Das Fristenproblem



In meinem Umfeld gibt es zwei Arten von Beschäftigten: die Befristeten und die Entfristeten. Das Problem der Befristeten ist, dass sie denken, ihr Arbeitgeber wolle sie wieder loswerden. Wird der erste Vertrag durch einen weiteren befristeten Vertrag ersetzt, schwindet ihre Loyalität rapide. „Auf jeden Fall habe ich kein schlechtes Gewissen, wenn ich zur Konkurrenz gehe“, sagte eine Bekannte zu mir, nachdem sie den zweiten Zweijahresvertrag bekommen hatte. Von nun an verbrachte sie einen guten Teil ihrer Arbeitszeit mit der Suche nach einem neuen Job.

Manche sehen die Befristung auch durch die Brille gemeinsamer Interessen; man selbst will sich schließlich auch nicht binden: „Befristet? Kein Problem, ich gehe sowieso, bevor der Vertrag ausläuft.“ Ex-post-Rationalisierung nennen das die Psychologen. Auf Deutsch: Man redet sich die Welt passend.

Eine andere Bewältigungsstrategie der Befristeten ist der Verweis auf den Rechtsweg. „Ich könnte mich jederzeit einklagen“, sagen diejenigen, die schon den dritten befristeten Vertrag beim gleichen Arbeitgeber haben oder deren Vertrag unbegründet befristet ist. Getan hat das in meinem Bekanntenkreis jedoch noch niemand. Letztlich haben sie sich alle eine neue Stelle gesucht. Bei einer Klage wäre der Vertrauensverlust meistens zu groß.

Doch auch für die Entfristeten ist die Welt nicht rosig. Sie trauen sich nicht, ihren einmal ergatterten Arbeitsplatz aufzugeben, auch wenn sie eigentlich gern wollten.

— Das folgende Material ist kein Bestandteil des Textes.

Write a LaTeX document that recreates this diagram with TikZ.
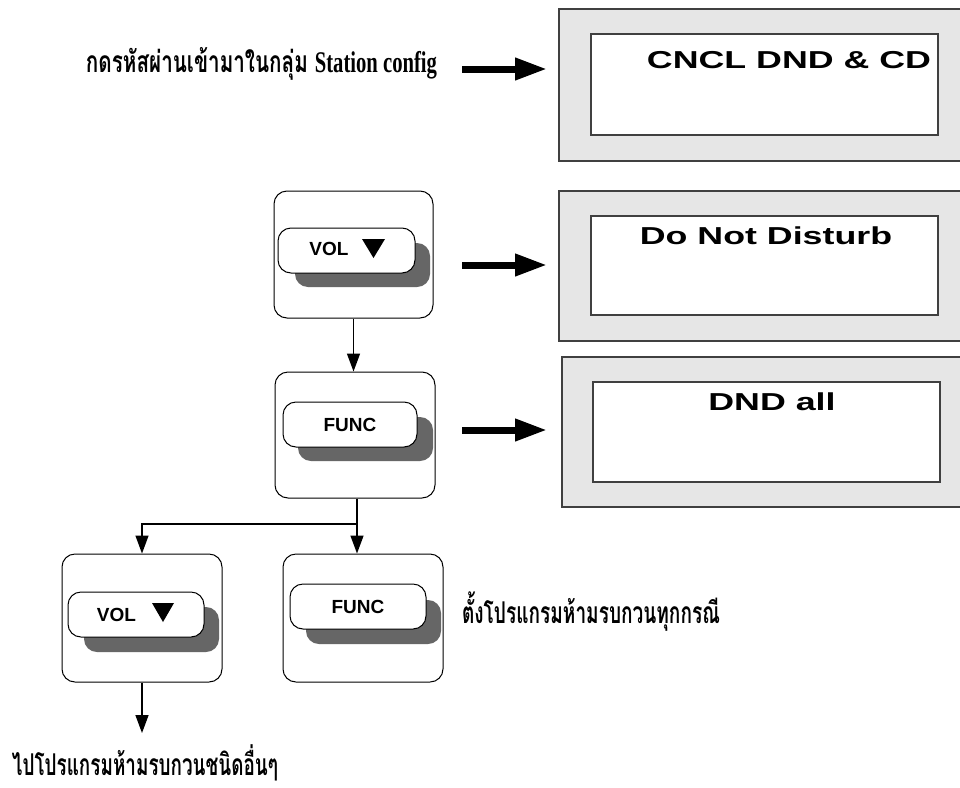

Der Gartenliebhaber, der jetzt im Büro sitzt, bleibt, wo er ist. Zwar nehmen es die Entfristeten ihrem Arbeitgeber übel, dass er nicht zu ihnen passt – oder sie nicht zu ihm. Aber weil sie auf der sicheren Seite sind, versuchen sie erst gar nicht, einen Arbeitsplatz zu finden, der ihren Neigungen besser entspricht. Schon gar nicht, wenn der befristet sein könnte. Stattdessen wählen viele die Durchhaltetaktik und distanzieren sich innerlich von ihrem Job.

Kündigung oder Aufhebungsvertrag müssen in jedem Fall vermieden werden, auch wenn man dafür Gehaltseinbußen hat oder fachfremd beschäftigt wird. Eine Stelle für eine Weiterbildung, eine Beziehung oder einen Umzug aufgeben? „Auf keinen Fall selbst kündigen!“ ist die Reaktion im Bekanntenkreis. „Du bist verrückt, wenn du heutzutage den Job aufgibst.“ Dafür pendeln die Entfristeten lieber jedes Wochenende in Hundertschaften zu ihren Familien und Partnern in weit entfernte Städte.

Manchmal würden beide gern tauschen: Die Entfristeten hätten gern den Job der Befristeten, weil er interessanter ist oder in der Stadt, in der sie leben. Und die Befristeten hätten gerne einen festen Job.

Arbeitgeber befristen, weil sie Veränderungen erwarten und in dem Fall nicht kündigen möchten. Oder weil sie sich alle Türen offen halten und die Macht über ihre Mitarbeiter behalten wollen. Oder weil es zum guten Ton gehört. Selbst die Gewerkschaftsinstitute stellen Wissenschaftler heute aus nicht weiter benannten Gründen erst einmal befristet an.

Wie schön wäre eine Welt, in der die Arbeitgeber etwas weniger Bindungsangst hätten und die Arbeitnehmer etwas weniger Klammerhaltung an den Tag legen würden. Arbeitnehmer könnten solange bleiben, wie es eben zu ihrer Lebensplanung passt und nicht solange, wie das Arbeitsrecht eine Befristung zulässt. Sie würden sich willkommen fühlen. Arbeitgeber könnten Mitarbeiter fest einstellen und sich von Arbeitnehmern trennen, wenn es die betrieblichen Erfordernisse nicht anders zulassen. Vielleicht könnten sich beide Seiten die Kosten teilen, die die Kündigung dem Arbeitnehmer verursacht. Die Arbeitnehmer hätten mehr Chancen auf eine neue Stelle, weil es normal wäre, den Arbeitsplatz ab und an zu wechseln. Ehepartner könnten gemeinsam in eine neue Stadt gehen. Man könnte sich auch wieder auf interessante Stellen bewerben und müsste nicht als Erstes auf das Ablaufdatum des Vertrages schauen.

Ein schöner Traum? Das wird doch noch erlaubt sein.